Case ID: ad3d_3/html/0453-01.html
Source: Caselaw Access Project
Author: {"author": "", "license": "Public Domain", "url": "https://static.case.law/"}
Date Created: 2024-08-24T03:29:51.129683

Selective Insurance Company of America, Appellant, v Smith Mazure Director Wilkins Young Yagerman & Tarallo, P.C., Respondent.
    [772 NYS2d 12]
   Judgment, Supreme Court, New York County (Shirley Werner Kornreich, J.), entered February 27, 2003, after a nonjury trial, in favor of respondent/plaintiff law firm and against petitioner/ defendant client in the principal amount of $197,000, plus interest, costs and disbursements, unanimously modified, on the facts, to reduce the principal amount of the award to $140,825, and otherwise affirmed, without costs. Appeals from the order, same court and Justice, entered on or about February 13, 2003, and from the order, same court (Ira Beal, J.), entered on or about November 15, 2002, unanimously dismissed, without costs, as subsumed in the appeal from the judgment.

The parties negotiated a two-year retainer agreement for personal injury defense work under which the client, an insurance company, was to pay the law firm an annual fee of $600,000 in monthly installments of $50,000 for the year 1998, and $576,000 in monthly installments of $48,000 for the year 1999. The 1999 fee was subject to a downward adjustment of $7,500 for each case file less than 45 sent to the firm in 1998 and an upward adjustment of $7,500 for each case more than 60. In 1998, 76 cases were sent to the firm, substantially more than the anticipated maximum of 60, and the parties proceeded to renegotiate their agreement. The new agreement reduced the monthly payments for 1999 from $58,000 to $52,000 and extended the retainer into 2000, for which the monthly fee was to be $46,000, again subject to adjustment depending on the number of cases sent over in 1999. In 1999, 94 cases were sent to the firm, resulting in monthly payments for the year 2000 of $67,250, far above the negotiated amount of $46,000 per month. The parties again renegotiated, agreeing in or about February 2000 to monthly payments for the remainder of the year 2000 of $59,000 with a limit of 50 cases for the entire year, and to an extension of the retainer into 2001 for which the monthly fee was to be $47,500 not subject to a per matter adjustment. However, “[ylear 2001 matters & their affect to future agreement for 2002 [was] left to future discussions and the retainer in existence.”
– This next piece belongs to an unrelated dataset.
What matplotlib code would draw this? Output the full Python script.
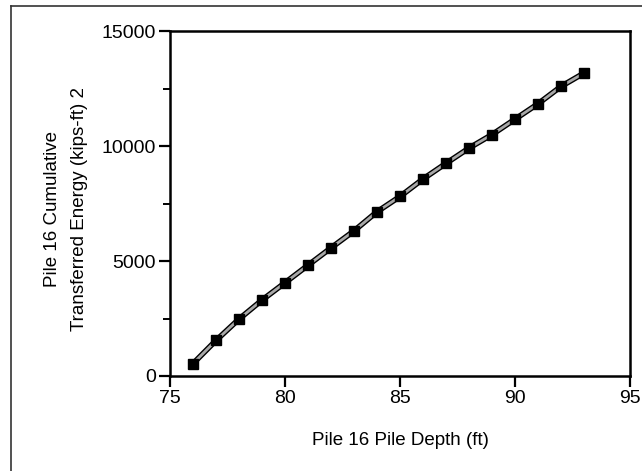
import numpy as np
import matplotlib.pyplot as plt
from matplotlib.lines import Line2D

plt.rcParams['font.family'] = ['Liberation Sans', 'DejaVu Sans']

# data
depth = [76, 77, 78, 79, 80, 81, 82, 83, 84, 85, 86, 87, 88, 89, 90, 91, 92, 93]
energy = [540, 1545, 2475, 3300, 4055, 4815, 5570, 6310, 7140, 7805,
          8565, 9245, 9910, 10495, 11165, 11835, 12590, 13170]
x_ticks = [75, 80, 85, 90, 95]
y_ticks = [0, 5000, 10000, 15000]

fig = plt.figure(figsize=(6.42, 4.71), dpi=100)
ax = fig.add_axes([170 / 642, 1 - 376 / 471, 460 / 642, 345 / 471])

# outer frame (only top and left edges are visible in the crop)
fig.add_artist(Line2D([11.5 / 642, 11.5 / 642], [0, 1 - 6 / 471], transform=fig.transFigure,
                      color='#333333', lw=1.2))
fig.add_artist(Line2D([11.5 / 642, 1], [1 - 6 / 471, 1 - 6 / 471], transform=fig.transFigure,
                      color='#333333', lw=1.2))

# double line: black outline with grey centre
ax.plot(depth, energy, color='black', lw=4.0, solid_capstyle='butt', zorder=2)
ax.plot(depth, energy, color='#a8a8a8', lw=2.0, solid_capstyle='butt', zorder=3)
ax.plot(depth, energy, ls='none', marker='s', ms=7, color='black', zorder=4)

ax.set_xlim(75, 95)
ax.set_ylim(0, 15000)
ax.set_xticks(x_ticks)
ax.set_yticks(y_ticks)
ax.set_yticks([2500, 7500, 12500], minor=True)

for s in ax.spines.values():
    s.set_linewidth(1.8)
ax.tick_params(which='major', direction='out', length=8, width=1.6, labelsize=14, pad=2)
ax.tick_params(which='minor', direction='out', length=5, width=1.4)

ax.set_xlabel('Pile 16 Pile Depth (ft)', fontsize=13.5, va='center')
ax.xaxis.set_label_coords(0.5, -0.186)
ax.set_ylabel('Pile 16 Cumulative\nTransferred Energy (kips-ft) 2', fontsize=13.5,
              linespacing=1.8, va='center')
ax.yaxis.set_label_coords(-0.226, 0.485)

fig.savefig('out.png', dpi=100)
Despite the absence of a final agreement for 2001, the.parties continued to perform as though one were in place, the client making monthly payments to the firm of $47,500 through May 2001. However, at the end of May 2001, after negotiations to finalize the 2001 agreement were unsuccessful, the client terminated the firm and requested the return of its case files. The firm refused, but continued to work on the files at the client’s request. In July 2001, the client successfully moved to compel the firm to turn over the files, and the firm responded by commencing an action to recover legal fees. Following a nonjury trial, the firm was awarded $99,000 for the client’s unjust enrichment in 2000 and $95,000 for the work it performed in June and July 2001. An additional $3,000 was also awarded that is not in issue on the appeal.

The trial court correctly held that the client was unjustly enriched by reason of the parties’ failure to reach a final agreement for 2001. It was on the understanding that the retainer would extend into 2001 that the firm agreed to reduce its monthly fee for 2000 from $67,250 to $59,000. Under the circumstances, equity dictates that the client disgorge $99,000, representing the difference between what the firm would have received under the original agreement and what it was actually paid under the renegotiated agreement.

However, the trial court erred by awarding the firm $95,000 for the work it performed in June and July 2001. Such amount was arrived at based on the monthly payments tentatively agreed to by the parties for 2001. However, because there was no agreement for 2001, and because the client asked the firm to continue working on its files in June and July 2001 only because the firm was refusing to turn them over, the award should have been based on quantum meruit (see Demov, Morris, Levin & Shein v Glantz, 53 NY2d 553, 556-557 [1981]). The evidence at trial demonstrates that the firm performed 310.6 hours of work on the client’s files, and that its hourly rate for such work was $125. Accordingly, we reduce the award for work performed in June and July 2001 to $38,825. Concur—Buckley, P.J., Tom, Ellerin and Marlow, JJ.